_DATASET CONTENT:_
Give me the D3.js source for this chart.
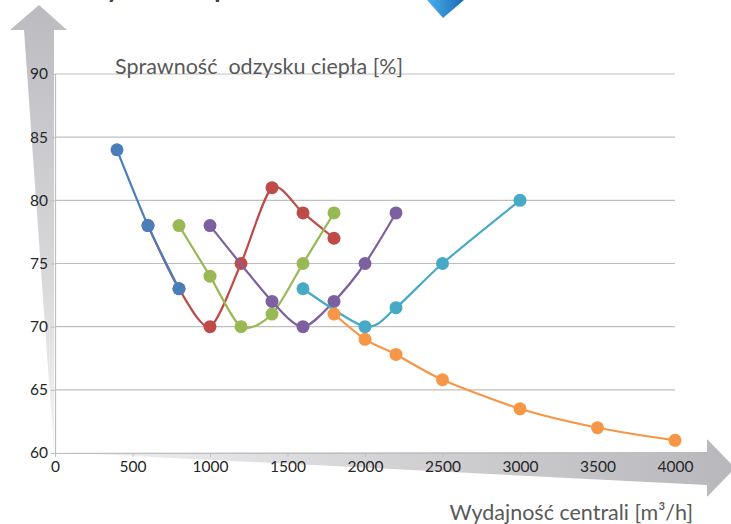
<!DOCTYPE html>
<html><head><meta charset="utf-8">
<script src="https://cdnjs.cloudflare.com/ajax/libs/d3/7.8.5/d3.min.js"></script>
<style>html,body{margin:0;padding:0;background:#fff;overflow:hidden}svg{display:block}</style>
</head><body><svg id="c" width="731" height="524"></svg>
<script>
const xTicks = [0, 500, 1000, 1500, 2000, 2500, 3000, 3500, 4000];
const yTicks = [60, 65, 70, 75, 80, 85, 90];
const seriesNames = ["red", "blue", "green", "purple", "cyan", "orange"];
const redX = [600, 800, 1000, 1200, 1400, 1600, 1800];
const redY = [78, 73, 70, 75, 81, 79, 77];
const blueX = [400, 600, 800];
const blueY = [84, 78, 73];
const greenX = [800, 1000, 1200, 1400, 1600, 1800];
const greenY = [78, 74, 70, 71, 75, 79];
const purpleX = [1000, 1400, 1600, 1800, 2000, 2200];
const purpleY = [78, 72, 70, 72, 75, 79];
const cyanX = [1600, 2000, 2200, 2500, 3000];
const cyanY = [73, 70, 71.5, 75, 80];
const orangeX = [1800, 2000, 2200, 2500, 3000, 3500, 4000];
const orangeY = [71, 69, 67.8, 65.8, 63.5, 62, 61];
const colors = {red:"#be4b48", blue:"#4a7ebb", green:"#98b954", purple:"#7d60a0", cyan:"#46aac5", orange:"#f79646"};
const yTitle = "Sprawność  odzysku ciepła [%]";
const xTitle = "Wydajność centrali [m³/h]";
const topTitle = "Wykres sprawności";

const svg = d3.select("#c");
const font = "Lato, 'Open Sans', sans-serif";
const x = d3.scaleLinear().domain([0, 4000]).range([55, 675]);
const y = d3.scaleLinear().domain([60, 90]).range([453, 74]);
const defs = svg.append("defs");

// cut title at top (only descenders visible, as in the reference)
svg.append("text").attr("x", 68).attr("y", -4).attr("font-family", font).attr("font-size", 36)
  .attr("fill", "#404040").text(topTitle);

// blue icon
const bg = defs.append("linearGradient").attr("id","bi").attr("x1","0").attr("x2","1").attr("y1","0").attr("y2","0");
bg.append("stop").attr("offset","0").attr("stop-color","#4ab0ec");
bg.append("stop").attr("offset","1").attr("stop-color","#1a6cb5");
svg.append("path").attr("d","M427,0 L464,0 L443,18 Z").attr("fill","url(#bi)");

// vertical arrow
const vg = defs.append("linearGradient").attr("id","vg").attr("x1","0").attr("x2","0").attr("y1","0").attr("y2","1");
vg.append("stop").attr("offset","0").attr("stop-color","#bcbcc0");
vg.append("stop").attr("offset","0.6").attr("stop-color","#d8d8db");
vg.append("stop").attr("offset","1").attr("stop-color","#f7f7f8");
svg.append("path").attr("d","M39,5 L67,30 L54,30 L54,453 L24,30 L10,30 Z").attr("fill","url(#vg)");

// horizontal arrow
const hg = defs.append("linearGradient").attr("id","hg").attr("x1","0").attr("x2","1").attr("y1","0").attr("y2","0");
hg.append("stop").attr("offset","0").attr("stop-color","#f4f4f5");
hg.append("stop").attr("offset","0.5").attr("stop-color","#d2d2d5");
hg.append("stop").attr("offset","1").attr("stop-color","#b8b8bc");
svg.append("path").attr("d","M54,452 L707,452 L707,439 L735,468 L707,497 L707,485 Z").attr("fill","url(#hg)");

// gridlines
svg.append("g").selectAll("line").data(yTicks.slice(1)).join("line")
  .attr("x1", x(0)).attr("x2", x(4000)).attr("y1", d => y(d)).attr("y2", d => y(d))
  .attr("stroke", "#bfbfbf").attr("stroke-width", 1.2);

// axes
const xa = svg.append("g").attr("transform", `translate(0,${y(60)})`)
  .call(d3.axisBottom(x).tickValues(xTicks).tickFormat(d3.format("d")).tickSize(4).tickPadding(4));
const ya = svg.append("g").attr("transform", `translate(${x(0)},0)`)
  .call(d3.axisLeft(y).tickValues(yTicks).tickFormat(d3.format("d")).tickSize(4).tickPadding(3));
[xa, ya].forEach(g => {
  g.select(".domain").attr("stroke", "#bfbfbf").attr("stroke-width", 1.2);
  g.selectAll(".tick line").attr("stroke", "#bfbfbf");
  g.selectAll("text").attr("font-family", font).attr("font-size", 15.5).attr("fill", "#262626");
});

// series
const all = {
  red: redX.map((v,i)=>[v, redY[i]]),
  blue: blueX.map((v,i)=>[v, blueY[i]]),
  green: greenX.map((v,i)=>[v, greenY[i]]),
  purple: purpleX.map((v,i)=>[v, purpleY[i]]),
  cyan: cyanX.map((v,i)=>[v, cyanY[i]]),
  orange: orangeX.map((v,i)=>[v, orangeY[i]])
};
const line = d3.line().x(d => x(d[0])).y(d => y(d[1])).curve(d3.curveCardinal.tension(0.2));
seriesNames.forEach(n => {
  const g = svg.append("g");
  g.append("path").attr("d", line(all[n])).attr("fill", "none").attr("stroke", colors[n]).attr("stroke-width", 2.2);
  g.selectAll("circle").data(all[n]).join("circle")
    .attr("cx", d => x(d[0])).attr("cy", d => y(d[1])).attr("r", 6.5).attr("fill", colors[n]);
});

// titles
svg.append("text").attr("x", 115).attr("y", 74).attr("font-family", font).attr("font-size", 21.5)
  .attr("fill", "#595959").style("white-space","pre").text(yTitle);
svg.append("text").attr("x", 693).attr("y", 520).attr("text-anchor","end").attr("font-family", font).attr("font-size", 21.5)
  .attr("fill", "#595959").text(xTitle);
</script></body></html>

_STATED PROBLEM:_
Using the material above, return every line exactly as it appears, minus the pictures.

_SOLVED EXERCISE:_
Give me the D3.js source for this chart.
<!DOCTYPE html>
<html><head><meta charset="utf-8">
<script src="https://cdnjs.cloudflare.com/ajax/libs/d3/7.8.5/d3.min.js"></script>
<style>html,body{margin:0;padding:0;background:#fff;overflow:hidden}svg{display:block}</style>
</head><body><svg id="c" width="731" height="524"></svg>
<script>
const xTicks = [0, 500, 1000, 1500, 2000, 2500, 3000, 3500, 4000];
const yTicks = [60, 65, 70, 75, 80, 85, 90];
const seriesNames = ["red", "blue", "green", "purple", "cyan", "orange"];
const redX = [600, 800, 1000, 1200, 1400, 1600, 1800];
const redY = [78, 73, 70, 75, 81, 79, 77];
const blueX = [400, 600, 800];
const blueY = [84, 78, 73];
const greenX = [800, 1000, 1200, 1400, 1600, 1800];
const greenY = [78, 74, 70, 71, 75, 79];
const purpleX = [1000, 1400, 1600, 1800, 2000, 2200];
const purpleY = [78, 72, 70, 72, 75, 79];
const cyanX = [1600, 2000, 2200, 2500, 3000];
const cyanY = [73, 70, 71.5, 75, 80];
const orangeX = [1800, 2000, 2200, 2500, 3000, 3500, 4000];
const orangeY = [71, 69, 67.8, 65.8, 63.5, 62, 61];
const colors = {red:"#be4b48", blue:"#4a7ebb", green:"#98b954", purple:"#7d60a0", cyan:"#46aac5", orange:"#f79646"};
const yTitle = "Sprawność  odzysku ciepła [%]";
const xTitle = "Wydajność centrali [m³/h]";
const topTitle = "Wykres sprawności";

const svg = d3.select("#c");
const font = "Lato, 'Open Sans', sans-serif";
const x = d3.scaleLinear().domain([0, 4000]).range([55, 675]);
const y = d3.scaleLinear().domain([60, 90]).range([453, 74]);
const defs = svg.append("defs");

// cut title at top (only descenders visible, as in the reference)
svg.append("text").attr("x", 68).attr("y", -4).attr("font-family", font).attr("font-size", 36)
  .attr("fill", "#404040").text(topTitle);

// blue icon
const bg = defs.append("linearGradient").attr("id","bi").attr("x1","0").attr("x2","1").attr("y1","0").attr("y2","0");
bg.append("stop").attr("offset","0").attr("stop-color","#4ab0ec");
bg.append("stop").attr("offset","1").attr("stop-color","#1a6cb5");
svg.append("path").attr("d","M427,0 L464,0 L443,18 Z").attr("fill","url(#bi)");

// vertical arrow
const vg = defs.append("linearGradient").attr("id","vg").attr("x1","0").attr("x2","0").attr("y1","0").attr("y2","1");
vg.append("stop").attr("offset","0").attr("stop-color","#bcbcc0");
vg.append("stop").attr("offset","0.6").attr("stop-color","#d8d8db");
vg.append("stop").attr("offset","1").attr("stop-color","#f7f7f8");
svg.append("path").attr("d","M39,5 L67,30 L54,30 L54,453 L24,30 L10,30 Z").attr("fill","url(#vg)");

// horizontal arrow
const hg = defs.append("linearGradient").attr("id","hg").attr("x1","0").attr("x2","1").attr("y1","0").attr("y2","0");
hg.append("stop").attr("offset","0").attr("stop-color","#f4f4f5");
hg.append("stop").attr("offset","0.5").attr("stop-color","#d2d2d5");
hg.append("stop").attr("offset","1").attr("stop-color","#b8b8bc");
svg.append("path").attr("d","M54,452 L707,452 L707,439 L735,468 L707,497 L707,485 Z").attr("fill","url(#hg)");

// gridlines
svg.append("g").selectAll("line").data(yTicks.slice(1)).join("line")
  .attr("x1", x(0)).attr("x2", x(4000)).attr("y1", d => y(d)).attr("y2", d => y(d))
  .attr("stroke", "#bfbfbf").attr("stroke-width", 1.2);

// axes
const xa = svg.append("g").attr("transform", `translate(0,${y(60)})`)
  .call(d3.axisBottom(x).tickValues(xTicks).tickFormat(d3.format("d")).tickSize(4).tickPadding(4));
const ya = svg.append("g").attr("transform", `translate(${x(0)},0)`)
  .call(d3.axisLeft(y).tickValues(yTicks).tickFormat(d3.format("d")).tickSize(4).tickPadding(3));
[xa, ya].forEach(g => {
  g.select(".domain").attr("stroke", "#bfbfbf").attr("stroke-width", 1.2);
  g.selectAll(".tick line").attr("stroke", "#bfbfbf");
  g.selectAll("text").attr("font-family", font).attr("font-size", 15.5).attr("fill", "#262626");
});

// series
const all = {
  red: redX.map((v,i)=>[v, redY[i]]),
  blue: blueX.map((v,i)=>[v, blueY[i]]),
  green: greenX.map((v,i)=>[v, greenY[i]]),
  purple: purpleX.map((v,i)=>[v, purpleY[i]]),
  cyan: cyanX.map((v,i)=>[v, cyanY[i]]),
  orange: orangeX.map((v,i)=>[v, orangeY[i]])
};
const line = d3.line().x(d => x(d[0])).y(d => y(d[1])).curve(d3.curveCardinal.tension(0.2));
seriesNames.forEach(n => {
  const g = svg.append("g");
  g.append("path").attr("d", line(all[n])).attr("fill", "none").attr("stroke", colors[n]).attr("stroke-width", 2.2);
  g.selectAll("circle").data(all[n]).join("circle")
    .attr("cx", d => x(d[0])).attr("cy", d => y(d[1])).attr("r", 6.5).attr("fill", colors[n]);
});

// titles
svg.append("text").attr("x", 115).attr("y", 74).attr("font-family", font).attr("font-size", 21.5)
  .attr("fill", "#595959").style("white-space","pre").text(yTitle);
svg.append("text").attr("x", 693).attr("y", 520).attr("text-anchor","end").attr("font-family", font).attr("font-size", 21.5)
  .attr("fill", "#595959").text(xTitle);
</script></body></html>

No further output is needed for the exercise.